At minimum, install platform tools:

sdkmanager "platform-tools"

Then install one Android platform and matching build tools. Example:

sdkmanager "platforms;android-35" "build-tools;35.0.0"

If you need the emulator:

sdkmanager "emulator" "system-images;android-35;google_apis;arm64-v8a"

Step 6: create and boot a virtual device

List available device profiles:

avdmanager list device

Create an emulator:

avdmanager create avd -n Pixel_8_API_35 -k "system-images;android-35;google_apis;arm64-v8a"

Start it:

emulator -avd Pixel_8_API_35

Then confirm adb sees it:

adb devices

The most common breakpoints

sdkmanager: command not found

Usually means:

  • PATH does not include cmdline-tools/latest/bin
  • the extracted folder structure is wrong
  • shell config was not reloaded

adb: command not found

Usually means:

  • platform-tools was not installed
  • PATH does not include the platform-tools directory

Licenses not accepted

This breaks Gradle and Flutter builds more often than people expect. Run:

yes | sdkmanager --licenses

again and verify.

Emulator is painfully slow or unstable

On Apple Silicon, make sure you are using the correct ARM64 system image. Wrong image selection is a classic “the emulator exists, but the experience is terrible” mistake.

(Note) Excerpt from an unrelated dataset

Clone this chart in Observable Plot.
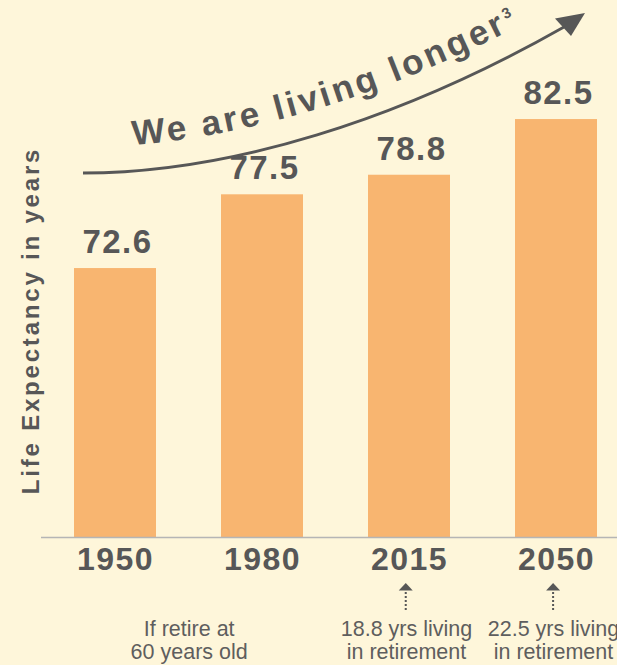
<!DOCTYPE html>
<html>
<head>
<meta charset="utf-8">
<script src="https://cdn.jsdelivr.net/npm/d3@7"></script>
<script src="https://cdn.jsdelivr.net/npm/@observablehq/plot@0.6"></script>
<style>
  html, body { margin: 0; padding: 0; background: #fef6da; }
  svg { display: block; }
  g[aria-description="value labels"] text { letter-spacing: 1.5px; }
  g[aria-label="x-axis tick label"] text { letter-spacing: 1.5px; }
  g[aria-description="y title"] text { letter-spacing: 2.8px; }
</style>
</head>
<body>
<div id="chart"></div>
<script>
// ---- data ----
const years = ["1950", "1980", "2015", "2050"];
const lifeExpectancy = [72.6, 77.5, 78.8, 82.5];
const retireNoteYear = ["1950"];
const retireNoteText = ["If retire at\n60 years old"];
const livingNoteYears = ["2015", "2050"];
const livingNoteTexts = ["18.8 yrs living\nin retirement", "22.5 yrs living\nin retirement"];
const yTitle = "Life Expectancy in years";
const headline = "We are living longer";

const data = years.map((year, i) => ({year, value: lifeExpectancy[i]}));
const retireNote = retireNoteYear.map((year, i) => ({year, text: retireNoteText[i]}));
const livingNotes = livingNoteYears.map((year, i) => ({year, text: livingNoteTexts[i]}));

const yBase = 54.73;
const yTop = 90.41;
const W = 617, H = 665;
const mLeft = 41, mRight = 0;
const pIn = 0.443, pOut = 0.176, pAlign = 0.617;
const grey = "#575757";
const font = "'Liberation Sans', Arial, Helvetica, sans-serif";

// same band layout as the plot's x scale, to place the in-between note
const band = d3.scaleBand().domain(years).range([mLeft, W - mRight])
  .paddingInner(pIn).paddingOuter(pOut).align(pAlign);

const chart = Plot.plot({
  width: W,
  height: H,
  marginTop: 0,
  marginLeft: mLeft,
  marginRight: mRight,
  marginBottom: 128,
  style: {background: "transparent", fontFamily: font, overflow: "visible"},
  x: {domain: years, paddingInner: pIn, paddingOuter: pOut, align: pAlign, axis: null},
  y: {domain: [yBase, yTop], axis: null},
  marks: [
    Plot.barY(data, {x: "year", y1: yBase, y2: "value", fill: "#f8b570"}),
    Plot.ruleY([yBase], {stroke: "#b5b5b5", strokeWidth: 1.5}),
    Plot.axisX({tickSize: 0, tickPadding: 10, label: null, fontSize: 32, fontWeight: "bold", fill: grey}),
    Plot.text(data, {
      x: "year", y: "value", text: d => d.value.toFixed(1),
      dy: -26, dx: 2, fontSize: 33, fontWeight: "bold", fill: grey, ariaDescription: "value labels"
    }),
    Plot.text(retireNote, {
      x: "year", text: "text", frameAnchor: "bottom", lineAnchor: "top",
      dx: band.step() / 2, dy: 82, fontSize: 21.5, lineHeight: 1.07, fill: "#5e5e5e"
    }),
    Plot.text(livingNotes, {
      x: "year", text: "text", frameAnchor: "bottom", lineAnchor: "top",
      dx: -3, dy: 82, fontSize: 21.5, lineHeight: 1.07, fill: "#5e5e5e"
    }),
    Plot.text([yTitle], {
      frameAnchor: "left", textAnchor: "middle", rotate: -90, dx: -10, dy: 51.5,
      fontSize: 24, fontWeight: "bold", fill: grey, ariaDescription: "y title"
    })
  ]
});

document.getElementById("chart").appendChild(chart);

const cx = y => band(y) + band.bandwidth() / 2;
const svg = d3.select(chart);

// curved "We are living longer" arrow
const defs = svg.append("defs");
defs.append("path").attr("id", "textCurve")
  .attr("d", "M83,147 C230,147 400,94 563,2");
svg.append("path")
  .attr("d", "M83,173 C230,173 400,120 564,27")
  .attr("fill", "none").attr("stroke", grey).attr("stroke-width", 2.8);
svg.append("path")
  .attr("d", "M585,13 L555,18.5 L571,36 Z")
  .attr("fill", grey);
const tp = svg.append("text")
  .attr("text-anchor", "start")
  .attr("font-family", font).attr("font-weight", "bold").attr("font-size", 35)
  .attr("fill", grey).style("letter-spacing", "3.2px")
  .append("textPath").attr("href", "#textCurve").attr("startOffset", 50);
tp.append("tspan").text(headline);
tp.append("tspan").attr("font-size", 15).attr("dy", -12).attr("dx", 1).style("letter-spacing", "0px").text("3");

// small dotted arrows under 2015 and 2050
livingNoteYears.forEach(y => {
  const x = cx(y) - 3;
  svg.append("path")
    .attr("d", `M${x},583 L${x - 7},590.5 L${x + 7},590.5 Z`)
    .attr("fill", grey);
  svg.append("line")
    .attr("x1", x).attr("x2", x).attr("y1", 592).attr("y2", 611)
    .attr("stroke", grey).attr("stroke-width", 2).attr("stroke-dasharray", "2,2");
});
</script>
</body>
</html>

Why this matters outside native Android

Flutter, React Native, and other mobile toolchains often depend on the same Android SDK foundation. If your base command-line environment is shaky, every higher-level tool looks buggy even when it is not.

Final advice

Do not judge the setup as “done” when sdkmanager --list works. Judge it as done when all three of these succeed:

sdkmanager --list
adb devices
emulator -list-avds

That is the moment the environment becomes real, not theoretical.